↓

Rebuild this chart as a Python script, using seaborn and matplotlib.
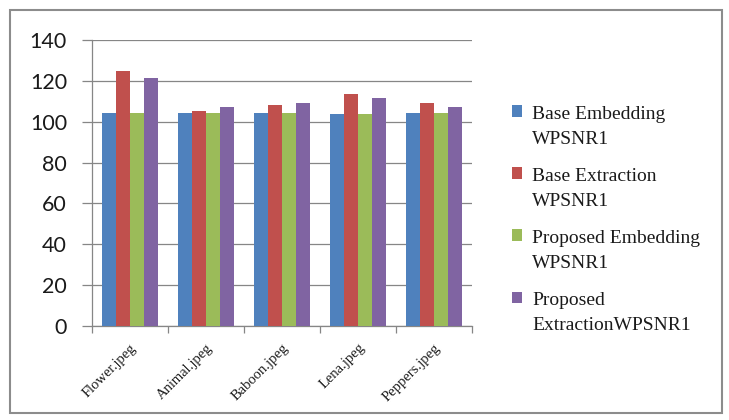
import matplotlib
matplotlib.use("Agg")
import matplotlib.pyplot as plt
from matplotlib.patches import Rectangle
from matplotlib.legend_handler import HandlerPatch
import seaborn as sns
import pandas as pd

images = ["Flower.jpeg", "Animal.jpeg", "Baboon.jpeg", "Lena.jpeg", "Peppers.jpeg"]
series = ["Base Embedding\nWPSNR1", "Base Extraction\nWPSNR1",
          "Proposed Embedding\nWPSNR1", "Proposed\nExtractionWPSNR1"]
base_embedding = [104.5, 104.5, 104.5, 103.9, 104.5]
base_extraction = [124.6, 105.2, 108.2, 113.4, 109.0]
proposed_embedding = [104.5, 104.5, 104.5, 103.9, 104.5]
proposed_extraction = [121.4, 107.2, 109.0, 111.4, 107.2]
colors = ["#4F81BD", "#C0504D", "#9BBB59", "#8064A2"]
yticks = [0, 20, 40, 60, 80, 100, 120, 140]

rows = []
for name, vals in zip(series, [base_embedding, base_extraction,
                               proposed_embedding, proposed_extraction]):
    for img, v in zip(images, vals):
        rows.append({"image": img, "series": name, "value": v})
df = pd.DataFrame(rows)

sns.set_style("white")
fig = plt.figure(figsize=(7.29, 4.2), dpi=100)
ax = fig.add_axes([92 / 729, 1 - 326 / 420, 380 / 729, 286 / 420])

sns.barplot(data=df, x="image", y="value", hue="series", order=images,
            hue_order=series, palette=colors, width=0.727, saturation=1,
            ax=ax, zorder=3)
for p in ax.patches:
    p.set_edgecolor("none")

ax.set_ylim(0, 140)
ax.set_xlim(-0.5, 4.5)
ax.set_yticks(yticks)
ax.set_yticklabels([str(t) for t in yticks], fontsize=15.5, family="Lato", color="#1a1a1a")
ax.yaxis.grid(True, color="#868686", linewidth=0.9, zorder=0)
ax.set_axisbelow(True)
ax.tick_params(axis="y", length=7, color="#868686", width=0.9, pad=11, direction="out", left=True)

ax.set_xticks(range(len(images)))
ax.set_xticklabels(images, rotation=45, ha="right", rotation_mode="anchor",
                   fontsize=10.5, family="Liberation Serif", color="#1a1a1a")
ax.tick_params(axis="x", length=0, pad=11)
ax.set_xticks([i - 0.5 for i in range(len(images) + 1)], minor=True)
ax.tick_params(axis="x", which="minor", length=5, color="#868686", width=0.9, direction="out", bottom=True)
ax.set_xlabel("")
ax.set_ylabel("")

for side in ["top", "right"]:
    ax.spines[side].set_visible(False)
for side in ["left", "bottom"]:
    ax.spines[side].set_color("#868686")
    ax.spines[side].set_linewidth(0.9)


def square_on_first_line(legend, orig_handle, xdescent, ydescent, width, height, fontsize):
    # lift the colour square so it sits beside the first line of a two-line label
    return Rectangle((-xdescent, -ydescent + 0.8 * fontsize), width, height)


handles, labels = ax.get_legend_handles_labels()
leg = ax.legend(handles, labels, loc="upper left", bbox_to_anchor=(504 / 729, 1 - 98 / 420),
                bbox_transform=fig.transFigure, frameon=False,
                prop={"family": "Liberation Serif", "size": 14},
                handlelength=0.55, handleheight=0.55, handletextpad=0.5,
                labelspacing=1.05, borderaxespad=0,
                handler_map={Rectangle: HandlerPatch(patch_func=square_on_first_line)})
for t in leg.get_texts():
    t.set_linespacing(1.6)
    t.set_color("#1a1a1a")

fig.patches.append(Rectangle((10 / 729, 1 - 413 / 420), 712 / 729, 403 / 420,
                             transform=fig.transFigure, fill=False,
                             edgecolor="#8c8c8c", linewidth=1.5))

fig.savefig("out.png", dpi=100)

↑

→ **Task description**:
Repeat, exactly and in full, each line from the start of the data to the line that contains "import pandas as pd". Pictures do not go in.

→ **Answer for this exercise**:
Rebuild this chart as a Python script, using seaborn and matplotlib.
import matplotlib
matplotlib.use("Agg")
import matplotlib.pyplot as plt
from matplotlib.patches import Rectangle
from matplotlib.legend_handler import HandlerPatch
import seaborn as sns
import pandas as pd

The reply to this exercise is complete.